▶ [COLLECTED DATA]
* * * * * * *

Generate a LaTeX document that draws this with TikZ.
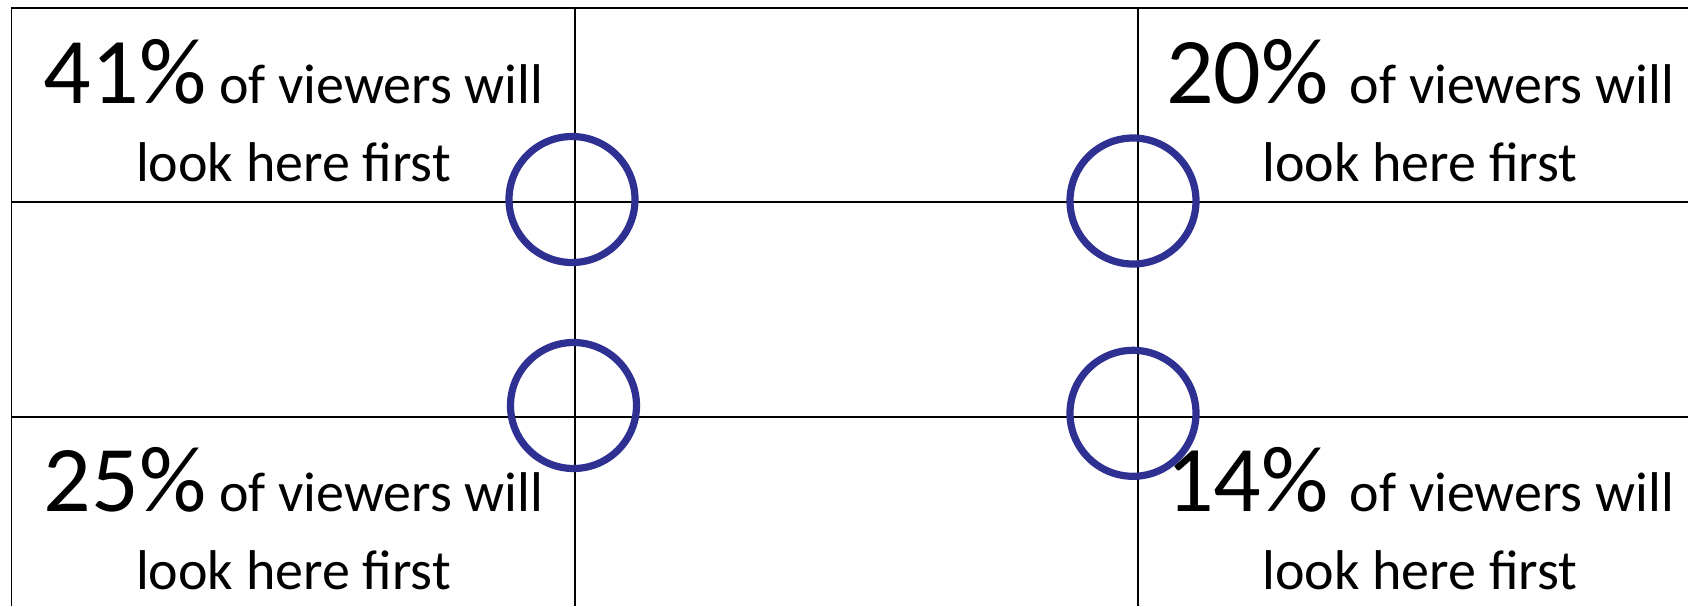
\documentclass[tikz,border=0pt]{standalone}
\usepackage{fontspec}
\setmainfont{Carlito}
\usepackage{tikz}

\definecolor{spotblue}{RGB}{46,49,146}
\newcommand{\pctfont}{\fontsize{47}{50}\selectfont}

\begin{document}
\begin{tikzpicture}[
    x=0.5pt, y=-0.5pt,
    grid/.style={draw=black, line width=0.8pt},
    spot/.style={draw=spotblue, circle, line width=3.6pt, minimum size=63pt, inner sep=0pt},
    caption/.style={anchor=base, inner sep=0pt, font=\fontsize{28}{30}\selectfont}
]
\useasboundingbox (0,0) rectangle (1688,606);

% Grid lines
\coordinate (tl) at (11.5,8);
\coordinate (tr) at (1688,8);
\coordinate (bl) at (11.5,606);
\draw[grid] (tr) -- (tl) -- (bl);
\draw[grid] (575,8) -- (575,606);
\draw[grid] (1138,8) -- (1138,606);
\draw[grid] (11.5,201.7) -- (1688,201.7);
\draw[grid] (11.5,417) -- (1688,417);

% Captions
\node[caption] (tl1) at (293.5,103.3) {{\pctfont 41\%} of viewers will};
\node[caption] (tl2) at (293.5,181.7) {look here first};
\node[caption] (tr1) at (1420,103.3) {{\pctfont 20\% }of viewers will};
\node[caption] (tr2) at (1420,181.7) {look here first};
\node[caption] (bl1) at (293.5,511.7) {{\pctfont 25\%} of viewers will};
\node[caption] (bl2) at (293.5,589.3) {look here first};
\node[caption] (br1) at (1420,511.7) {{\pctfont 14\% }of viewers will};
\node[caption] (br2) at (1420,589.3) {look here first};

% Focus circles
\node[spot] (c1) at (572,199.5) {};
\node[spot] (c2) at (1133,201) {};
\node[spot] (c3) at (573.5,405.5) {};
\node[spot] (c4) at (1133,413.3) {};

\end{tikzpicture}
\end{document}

* * * * * * *

▶ [YOUR GOAL] Begin at the first line of the data above and repeat each line exactly, stopping after the line containing "(11.5,417) -- (1688,417);". Omit the pictures.

▶ [RESULT]
Generate a LaTeX document that draws this with TikZ.
\documentclass[tikz,border=0pt]{standalone}
\usepackage{fontspec}
\setmainfont{Carlito}
\usepackage{tikz}

\definecolor{spotblue}{RGB}{46,49,146}
\newcommand{\pctfont}{\fontsize{47}{50}\selectfont}

\begin{document}
\begin{tikzpicture}[
    x=0.5pt, y=-0.5pt,
    grid/.style={draw=black, line width=0.8pt},
    spot/.style={draw=spotblue, circle, line width=3.6pt, minimum size=63pt, inner sep=0pt},
    caption/.style={anchor=base, inner sep=0pt, font=\fontsize{28}{30}\selectfont}
]
\useasboundingbox (0,0) rectangle (1688,606);

% Grid lines
\coordinate (tl) at (11.5,8);
\coordinate (tr) at (1688,8);
\coordinate (bl) at (11.5,606);
\draw[grid] (tr) -- (tl) -- (bl);
\draw[grid] (575,8) -- (575,606);
\draw[grid] (1138,8) -- (1138,606);
\draw[grid] (11.5,201.7) -- (1688,201.7);
\draw[grid] (11.5,417) -- (1688,417);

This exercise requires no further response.